Prompt. Leaving out the pictures, retype all the material exactly.

Listing.
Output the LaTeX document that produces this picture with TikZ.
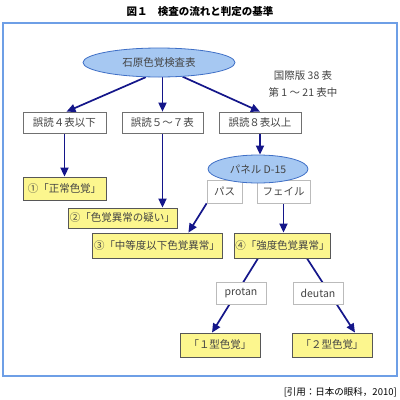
\documentclass[tikz,border=0pt]{standalone}
\usepackage{fontspec}
\setmainfont{Noto Sans CJK JP}
\usetikzlibrary{shapes.geometric, arrows.meta, backgrounds}
\definecolor{navy}{HTML}{14168A}
\definecolor{framecol}{HTML}{6E9FE6}
\definecolor{ovalfill}{HTML}{A6C8F2}
\definecolor{ovaldraw}{HTML}{3F6FC6}
\definecolor{txtgray}{HTML}{444444}
\definecolor{boxgray}{HTML}{707070}
\definecolor{taggray}{HTML}{BBBBBB}
\definecolor{resultfill}{HTML}{FCF68E}
\tikzset{
  every node/.style={font=\fontsize{10.5}{12}\selectfont, text=txtgray, inner sep=1pt},
  testoval/.style={ellipse, draw=ovaldraw, fill=ovalfill, line width=0.8pt},
  countbox/.style={draw=boxgray, fill=white, line width=0.7pt, minimum height=21pt},
  tagbox/.style={draw=taggray, fill=white, line width=0.7pt, minimum height=23pt},
  resultbox/.style={draw=txtgray!90, fill=resultfill, line width=0.8pt},
  flow/.style={draw=navy, line width=1.7pt, -{Triangle[length=9pt,width=8pt]}},
}

\begin{document}
\begin{tikzpicture}[x=1pt, y=-1pt]
  \useasboundingbox (0,0) rectangle (400,400);
  \begin{scope}[on background layer]
    \fill[white] (0,0) rectangle (400,400);
  \end{scope}

  \node[font=\bfseries\fontsize{10.5}{12}\selectfont, text=black] (title) at (200,12)
    {図１　検査の流れと判定の基準};
  \draw[framecol, line width=1.2pt] (3,23) rectangle (397,376);

  \node[testoval, minimum width=152pt, minimum height=29pt] (ishihara) at (159,62.5)
    {石原色覚検査表};
  \node[align=center, font=\fontsize{10.5}{17}\selectfont] (note) at (303,83.5)
    {国際版 38 表\\第 1 ～ 21 表中};

  \node[countbox, minimum width=83pt] (few)  at (64.5,122.5) {誤読４表以下};
  \node[countbox, minimum width=81pt] (some) at (162.5,122.5) {誤読５～７表};
  \node[countbox, minimum width=82pt] (many) at (260,122.5) {誤読８表以上};

  \node[resultbox, minimum width=83pt, minimum height=23pt] (normal)  at (64.5,188.5)
    {①「正常色覚」};
  \node[resultbox, minimum width=109pt, minimum height=20pt] (suspect) at (122.5,218)
    {②「色覚異常の疑い」};

  \node[tagbox, minimum width=35pt] (pass) at (224.5,191.5) {パス};
  \node[tagbox, minimum width=53pt] (fail) at (283.5,191.5) {フェイル};
  \node[testoval, minimum width=100pt, minimum height=28pt] (panel) at (258,169)
    {パネル D-15};

  \node[resultbox, minimum width=130pt, minimum height=25pt] (mild)   at (157,245.5)
    {③「中等度以下色覚異常」};
  \node[resultbox, minimum width=95pt, minimum height=25pt]  (severe) at (282.5,245.5)
    {④「強度色覚異常」};

  \node[tagbox, minimum width=50pt, minimum height=22pt] (protan) at (241,293) {protan};
  \node[tagbox, minimum width=50pt, minimum height=22pt] (deutan) at (318,293) {deutan};

  \node[resultbox, minimum width=80pt, minimum height=24pt] (typeone) at (220,345)
    {「１型色覚」};
  \node[resultbox, minimum width=80pt, minimum height=24pt] (typetwo) at (332,345)
    {「２型色覚」};

  \node[anchor=east, font=\fontsize{9.5}{11}\selectfont, text=black] (cite) at (398,392)
    {[引用：日本の眼科，2010]};

  % connectors
  \begin{scope}[on background layer]
    \draw[flow] (ishihara.228) -- ([xshift=2pt]few.north);
    \draw[flow] (some.north |- ishihara.south) -- (some.north);
    \draw[flow] (ishihara.329) -- (many.north);
    \draw[flow] (few) -- (normal);
    \draw[flow] (some.south) -- (some.south |- suspect.north);
    \draw[flow] (many.south) -- (many.south |- panel.north);
    \draw[flow] (pass.south west) -- ([xshift=-34pt]mild.north east);
    \draw[flow] (fail.south) -- (fail.south |- severe.north);
    \draw[flow] ([xshift=-24.5pt]severe.south) -- ([xshift=-8pt]typeone.north);
    \draw[flow] ([xshift=24.5pt]severe.south) -- ([xshift=23pt]typetwo.north);
  \end{scope}
\end{tikzpicture}
\end{document}
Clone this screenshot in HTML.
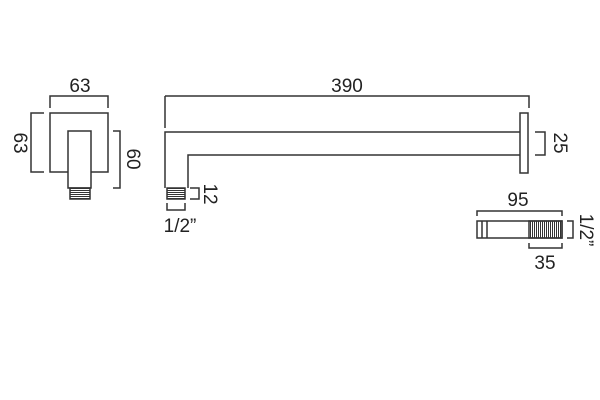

Answer in full.
Output the LaTeX document that produces this picture with TikZ.
\documentclass[tikz,border=0pt]{standalone}
\usepackage{fontspec}
\setmainfont{Noto Sans CJK JP}
\usetikzlibrary{shapes.geometric, arrows.meta, backgrounds}
\definecolor{navy}{HTML}{14168A}
\definecolor{framecol}{HTML}{6E9FE6}
\definecolor{ovalfill}{HTML}{A6C8F2}
\definecolor{ovaldraw}{HTML}{3F6FC6}
\definecolor{txtgray}{HTML}{444444}
\definecolor{boxgray}{HTML}{707070}
\definecolor{taggray}{HTML}{BBBBBB}
\definecolor{resultfill}{HTML}{FCF68E}
\tikzset{
  every node/.style={font=\fontsize{10.5}{12}\selectfont, text=txtgray, inner sep=1pt},
  testoval/.style={ellipse, draw=ovaldraw, fill=ovalfill, line width=0.8pt},
  countbox/.style={draw=boxgray, fill=white, line width=0.7pt, minimum height=21pt},
  tagbox/.style={draw=taggray, fill=white, line width=0.7pt, minimum height=23pt},
  resultbox/.style={draw=txtgray!90, fill=resultfill, line width=0.8pt},
  flow/.style={draw=navy, line width=1.7pt, -{Triangle[length=9pt,width=8pt]}},
}

\begin{document}
\begin{tikzpicture}[x=1pt, y=-1pt]
  \useasboundingbox (0,0) rectangle (400,400);
  \begin{scope}[on background layer]
    \fill[white] (0,0) rectangle (400,400);
  \end{scope}

  \node[font=\bfseries\fontsize{10.5}{12}\selectfont, text=black] (title) at (200,12)
    {図１　検査の流れと判定の基準};
  \draw[framecol, line width=1.2pt] (3,23) rectangle (397,376);

  \node[testoval, minimum width=152pt, minimum height=29pt] (ishihara) at (159,62.5)
    {石原色覚検査表};
  \node[align=center, font=\fontsize{10.5}{17}\selectfont] (note) at (303,83.5)
    {国際版 38 表\\第 1 ～ 21 表中};

  \node[countbox, minimum width=83pt] (few)  at (64.5,122.5) {誤読４表以下};
  \node[countbox, minimum width=81pt] (some) at (162.5,122.5) {誤読５～７表};
  \node[countbox, minimum width=82pt] (many) at (260,122.5) {誤読８表以上};

  \node[resultbox, minimum width=83pt, minimum height=23pt] (normal)  at (64.5,188.5)
    {①「正常色覚」};
  \node[resultbox, minimum width=109pt, minimum height=20pt] (suspect) at (122.5,218)
    {②「色覚異常の疑い」};

  \node[tagbox, minimum width=35pt] (pass) at (224.5,191.5) {パス};
  \node[tagbox, minimum width=53pt] (fail) at (283.5,191.5) {フェイル};
  \node[testoval, minimum width=100pt, minimum height=28pt] (panel) at (258,169)
    {パネル D-15};

  \node[resultbox, minimum width=130pt, minimum height=25pt] (mild)   at (157,245.5)
    {③「中等度以下色覚異常」};
  \node[resultbox, minimum width=95pt, minimum height=25pt]  (severe) at (282.5,245.5)
    {④「強度色覚異常」};

  \node[tagbox, minimum width=50pt, minimum height=22pt] (protan) at (241,293) {protan};
  \node[tagbox, minimum width=50pt, minimum height=22pt] (deutan) at (318,293) {deutan};

  \node[resultbox, minimum width=80pt, minimum height=24pt] (typeone) at (220,345)
    {「１型色覚」};
  \node[resultbox, minimum width=80pt, minimum height=24pt] (typetwo) at (332,345)
    {「２型色覚」};

  \node[anchor=east, font=\fontsize{9.5}{11}\selectfont, text=black] (cite) at (398,392)
    {[引用：日本の眼科，2010]};

  % connectors
  \begin{scope}[on background layer]
    \draw[flow] (ishihara.228) -- ([xshift=2pt]few.north);
    \draw[flow] (some.north |- ishihara.south) -- (some.north);
    \draw[flow] (ishihara.329) -- (many.north);
    \draw[flow] (few) -- (normal);
    \draw[flow] (some.south) -- (some.south |- suspect.north);
    \draw[flow] (many.south) -- (many.south |- panel.north);
    \draw[flow] (pass.south west) -- ([xshift=-34pt]mild.north east);
    \draw[flow] (fail.south) -- (fail.south |- severe.north);
    \draw[flow] ([xshift=-24.5pt]severe.south) -- ([xshift=-8pt]typeone.north);
    \draw[flow] ([xshift=24.5pt]severe.south) -- ([xshift=23pt]typetwo.north);
  \end{scope}
\end{tikzpicture}
\end{document}
Clone this screenshot in HTML.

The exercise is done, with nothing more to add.